I hope by the time you read this the Rwanda Bill will be well on its way to becoming legislation. We must stop the illegal economic migrants who are so incentivised to come to our shores.

The tragic news of the death of five more people attempting to cross the channel from France at the weekend is a reminder of the dangers and why we need this legislation. Vulnerable people are in the hands of criminal gangs who put their lives at risk day after day in the channel. They are coming to our shores, having paid thousands to do so, they arrive illegally and then clog up the asylum processing system with false claims of human slavery. Then the expensive lawyers turn up to fight their case and delay deportation. This must stop.

Those in danger and seeking asylum have nothing to fear from this Bill. We continue to give refuge to those who need it from Ukraine, from Hong Kong, from Afghanistan and from Syria, and that’s just in the last few years. The UK has a proud history of giving refuge and that will not change.
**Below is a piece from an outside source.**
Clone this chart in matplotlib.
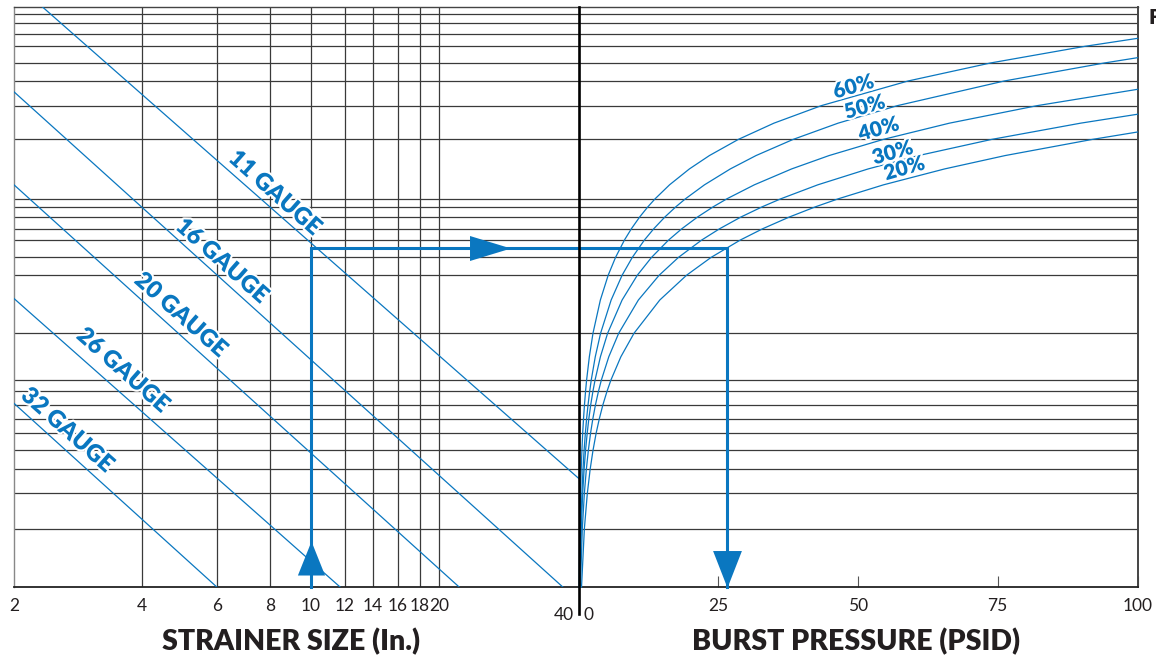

It is only those economic migrants the new Bill wishes to stop. There are safe and legal routes to come to the UK to work, to study and seek refuge.

When people voted to leave the EU, they did so in the knowledge that the free movement system imposed by the EU would end. The government introduced the Immigration and Social Security Coordination (EU Withdrawal) Bill in the House of Commons, and it was a commitment to building a fairer single, global immigration system which considers people based on their skills, rather than nationality.
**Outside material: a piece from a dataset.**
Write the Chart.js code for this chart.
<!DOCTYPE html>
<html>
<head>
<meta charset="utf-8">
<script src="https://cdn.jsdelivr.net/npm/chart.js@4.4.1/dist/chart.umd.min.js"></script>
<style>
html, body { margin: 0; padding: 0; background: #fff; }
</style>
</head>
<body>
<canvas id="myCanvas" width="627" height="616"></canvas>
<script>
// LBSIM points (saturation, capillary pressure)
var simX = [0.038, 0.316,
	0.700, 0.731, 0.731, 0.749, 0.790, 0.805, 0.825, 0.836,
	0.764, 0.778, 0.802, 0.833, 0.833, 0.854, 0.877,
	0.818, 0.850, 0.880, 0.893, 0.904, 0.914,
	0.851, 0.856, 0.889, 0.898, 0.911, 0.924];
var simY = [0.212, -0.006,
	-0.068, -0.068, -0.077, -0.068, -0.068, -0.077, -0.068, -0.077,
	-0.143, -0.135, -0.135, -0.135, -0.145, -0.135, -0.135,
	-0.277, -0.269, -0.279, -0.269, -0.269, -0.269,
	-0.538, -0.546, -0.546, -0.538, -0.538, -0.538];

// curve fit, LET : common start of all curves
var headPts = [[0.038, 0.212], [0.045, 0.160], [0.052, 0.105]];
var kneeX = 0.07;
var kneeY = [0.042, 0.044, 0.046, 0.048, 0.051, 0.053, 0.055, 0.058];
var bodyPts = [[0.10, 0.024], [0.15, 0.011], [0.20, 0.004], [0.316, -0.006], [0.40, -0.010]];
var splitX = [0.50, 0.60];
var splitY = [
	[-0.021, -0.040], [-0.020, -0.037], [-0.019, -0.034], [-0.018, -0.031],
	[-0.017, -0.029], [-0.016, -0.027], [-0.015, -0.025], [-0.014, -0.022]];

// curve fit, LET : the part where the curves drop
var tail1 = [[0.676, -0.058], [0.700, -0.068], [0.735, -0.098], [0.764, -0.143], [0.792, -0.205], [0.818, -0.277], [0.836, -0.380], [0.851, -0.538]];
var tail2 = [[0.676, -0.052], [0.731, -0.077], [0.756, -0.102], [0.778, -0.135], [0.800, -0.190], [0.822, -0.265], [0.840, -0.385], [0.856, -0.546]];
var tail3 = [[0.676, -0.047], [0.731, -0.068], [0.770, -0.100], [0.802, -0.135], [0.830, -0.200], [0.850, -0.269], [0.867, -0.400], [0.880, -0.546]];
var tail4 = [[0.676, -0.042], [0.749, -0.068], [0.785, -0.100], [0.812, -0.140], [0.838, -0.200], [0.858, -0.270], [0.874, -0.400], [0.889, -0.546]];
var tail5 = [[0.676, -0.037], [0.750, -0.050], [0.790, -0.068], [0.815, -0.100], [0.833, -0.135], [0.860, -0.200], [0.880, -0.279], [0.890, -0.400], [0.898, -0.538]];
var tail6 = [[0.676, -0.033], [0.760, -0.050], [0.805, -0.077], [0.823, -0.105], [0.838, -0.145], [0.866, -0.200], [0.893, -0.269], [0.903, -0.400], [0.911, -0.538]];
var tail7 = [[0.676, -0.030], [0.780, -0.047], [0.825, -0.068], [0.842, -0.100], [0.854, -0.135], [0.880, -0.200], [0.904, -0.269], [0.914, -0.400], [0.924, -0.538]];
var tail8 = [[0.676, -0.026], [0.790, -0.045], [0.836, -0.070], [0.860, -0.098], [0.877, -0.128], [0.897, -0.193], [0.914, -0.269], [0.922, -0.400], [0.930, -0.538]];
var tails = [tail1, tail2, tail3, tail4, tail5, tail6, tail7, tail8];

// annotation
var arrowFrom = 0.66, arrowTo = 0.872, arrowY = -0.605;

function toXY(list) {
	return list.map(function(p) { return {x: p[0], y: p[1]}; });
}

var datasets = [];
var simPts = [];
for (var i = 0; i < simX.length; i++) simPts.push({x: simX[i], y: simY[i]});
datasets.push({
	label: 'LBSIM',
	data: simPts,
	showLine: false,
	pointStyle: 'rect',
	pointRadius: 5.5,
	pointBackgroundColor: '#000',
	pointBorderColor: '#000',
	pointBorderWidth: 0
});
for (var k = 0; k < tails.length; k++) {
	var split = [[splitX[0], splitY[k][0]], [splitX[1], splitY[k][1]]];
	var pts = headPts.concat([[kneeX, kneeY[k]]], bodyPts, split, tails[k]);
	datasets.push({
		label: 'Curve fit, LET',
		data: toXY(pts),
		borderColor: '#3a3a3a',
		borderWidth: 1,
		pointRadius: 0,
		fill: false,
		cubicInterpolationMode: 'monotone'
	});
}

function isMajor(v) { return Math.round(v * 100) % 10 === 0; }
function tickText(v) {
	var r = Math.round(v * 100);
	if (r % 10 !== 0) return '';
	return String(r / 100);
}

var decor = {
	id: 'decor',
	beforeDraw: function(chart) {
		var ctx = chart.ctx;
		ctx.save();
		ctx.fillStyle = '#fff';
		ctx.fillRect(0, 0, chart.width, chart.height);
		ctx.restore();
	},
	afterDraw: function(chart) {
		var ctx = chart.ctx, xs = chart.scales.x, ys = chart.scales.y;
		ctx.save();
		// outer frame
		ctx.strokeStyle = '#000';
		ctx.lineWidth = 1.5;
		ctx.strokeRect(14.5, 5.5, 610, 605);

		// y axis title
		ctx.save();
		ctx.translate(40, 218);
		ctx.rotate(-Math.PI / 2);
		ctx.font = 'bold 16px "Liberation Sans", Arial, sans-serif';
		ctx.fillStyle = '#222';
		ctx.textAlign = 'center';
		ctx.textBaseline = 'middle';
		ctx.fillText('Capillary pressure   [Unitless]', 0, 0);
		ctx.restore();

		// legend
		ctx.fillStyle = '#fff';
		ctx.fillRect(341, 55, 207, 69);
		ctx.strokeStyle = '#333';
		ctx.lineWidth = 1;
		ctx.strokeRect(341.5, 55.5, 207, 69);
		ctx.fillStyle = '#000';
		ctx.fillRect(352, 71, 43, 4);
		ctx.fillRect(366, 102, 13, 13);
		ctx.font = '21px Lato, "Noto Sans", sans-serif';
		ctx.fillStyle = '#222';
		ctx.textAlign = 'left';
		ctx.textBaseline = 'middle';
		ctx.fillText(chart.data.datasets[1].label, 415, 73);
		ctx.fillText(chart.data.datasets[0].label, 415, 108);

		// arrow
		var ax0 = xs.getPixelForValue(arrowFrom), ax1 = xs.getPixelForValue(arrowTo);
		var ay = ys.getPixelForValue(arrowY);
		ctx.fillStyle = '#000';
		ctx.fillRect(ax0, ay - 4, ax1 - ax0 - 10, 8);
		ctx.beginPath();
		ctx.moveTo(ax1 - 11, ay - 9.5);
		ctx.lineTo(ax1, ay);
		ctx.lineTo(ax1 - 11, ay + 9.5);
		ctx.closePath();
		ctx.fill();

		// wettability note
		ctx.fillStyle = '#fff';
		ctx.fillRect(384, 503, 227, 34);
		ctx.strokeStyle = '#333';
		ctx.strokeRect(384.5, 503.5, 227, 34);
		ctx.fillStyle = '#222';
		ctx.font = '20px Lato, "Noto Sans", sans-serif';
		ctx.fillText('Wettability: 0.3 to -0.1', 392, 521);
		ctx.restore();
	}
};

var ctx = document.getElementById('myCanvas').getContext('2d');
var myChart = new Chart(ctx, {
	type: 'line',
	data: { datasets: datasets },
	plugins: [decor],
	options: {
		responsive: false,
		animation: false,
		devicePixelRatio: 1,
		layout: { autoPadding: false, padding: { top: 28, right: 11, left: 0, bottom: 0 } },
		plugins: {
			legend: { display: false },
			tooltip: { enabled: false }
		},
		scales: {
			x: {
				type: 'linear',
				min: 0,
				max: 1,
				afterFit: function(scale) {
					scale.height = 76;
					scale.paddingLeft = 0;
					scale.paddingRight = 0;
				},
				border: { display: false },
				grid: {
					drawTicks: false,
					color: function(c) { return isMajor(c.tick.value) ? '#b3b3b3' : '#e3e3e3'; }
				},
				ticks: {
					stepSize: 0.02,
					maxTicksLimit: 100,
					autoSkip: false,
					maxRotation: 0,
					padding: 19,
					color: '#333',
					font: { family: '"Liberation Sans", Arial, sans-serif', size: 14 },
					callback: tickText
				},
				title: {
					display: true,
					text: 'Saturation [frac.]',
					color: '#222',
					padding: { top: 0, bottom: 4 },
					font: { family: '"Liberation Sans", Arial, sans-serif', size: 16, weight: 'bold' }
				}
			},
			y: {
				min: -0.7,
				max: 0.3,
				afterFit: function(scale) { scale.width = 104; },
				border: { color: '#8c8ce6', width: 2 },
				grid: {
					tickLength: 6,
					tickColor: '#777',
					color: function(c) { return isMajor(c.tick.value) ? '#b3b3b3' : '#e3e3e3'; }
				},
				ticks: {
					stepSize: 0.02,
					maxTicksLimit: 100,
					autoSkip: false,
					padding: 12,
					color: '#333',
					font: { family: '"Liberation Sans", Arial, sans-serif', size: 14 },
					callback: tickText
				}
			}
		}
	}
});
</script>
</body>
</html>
The Rwanda Bill is about tackling the other end of migration: those who come to our shores by illegal and often ill-gotten means. The sooner we can get this Bill delivered, the quicker the people smugglers will be out of business and the Channel stops becoming a watery grave.

The polls show this law has the support of most of the public. It is something that comes up a lot on the doorsteps in Stourbridge when many say to me, ‘stop the boats’.
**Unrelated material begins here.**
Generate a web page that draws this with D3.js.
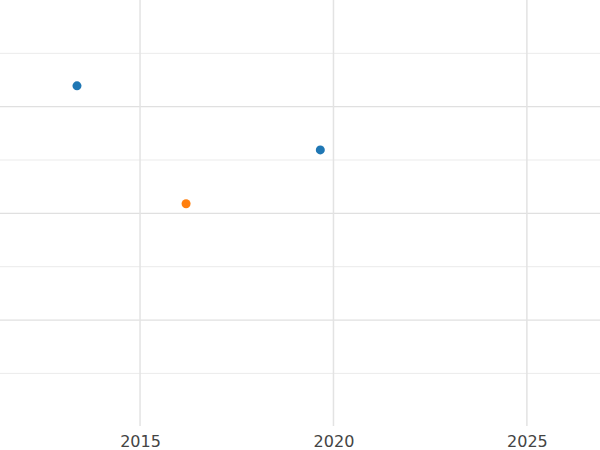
<!DOCTYPE html><html><head><script src="https://cdn.jsdelivr.net/npm/d3@7"></script>
<style>body{margin:0}</style></head><body><svg id="c" width="600" height="450"></svg><script>
const xTicks=[2015,2020,2025];
const yGrid=[1,2,3,4,5,6,7];
const seriesA=[{x:2013.37,y:6.39},{x:2019.66,y:5.19}];
const seriesB=[{x:2016.19,y:4.18}];
const svg=d3.select("#c");
const x=d3.scaleLinear().domain([2011.38,2026.89]).range([0,600]);
const y=d3.scaleLinear().domain([0,8]).range([426.7,0]);
svg.append("rect").attr("width",600).attr("height",450).attr("fill","#fff");
svg.selectAll(".hg").data(yGrid).enter().append("line").attr("x1",0).attr("x2",600)
 .attr("y1",d=>y(d)).attr("y2",d=>y(d)).attr("stroke",d=>d%2?"#ebebeb":"#e0e0e0").attr("stroke-width",d=>d%2?1:1.3);
svg.selectAll(".vg").data(xTicks).enter().append("line").attr("y1",0).attr("y2",426)
 .attr("x1",d=>x(d)).attr("x2",d=>x(d)).attr("stroke","#e3e3e3").attr("stroke-width",1.5);
const ax=svg.append("g").attr("transform","translate(0,426)").call(d3.axisBottom(x).tickValues(xTicks).tickFormat(d3.format("d")).tickSize(0).tickPadding(10));
ax.select(".domain").remove();
ax.selectAll("text").attr("font-family","DejaVu Sans").attr("font-size",16).attr("fill","#444");
svg.selectAll(".a").data(seriesA).enter().append("circle").attr("cx",d=>x(d.x)).attr("cy",d=>y(d.y)).attr("r",4.5).attr("fill","#1f77b4");
svg.selectAll(".b").data(seriesB).enter().append("circle").attr("cx",d=>x(d.x)).attr("cy",d=>y(d.y)).attr("r",4.5).attr("fill","#ff7f0e");
</script></body></html>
It is a grim irony that these illegal economic migrants – often young single men – who pay organised criminals to make dangerous sea crossings are coming from safe countries, not warzones. The danger they face is boarding a small boat to cross one of the world’s busiest shipping lanes.

The fact is this Bill shows that only this government has a plan to do something about this complex problem. The actions of the traffickers are nothing more than sheer exploitation of people. It must stop.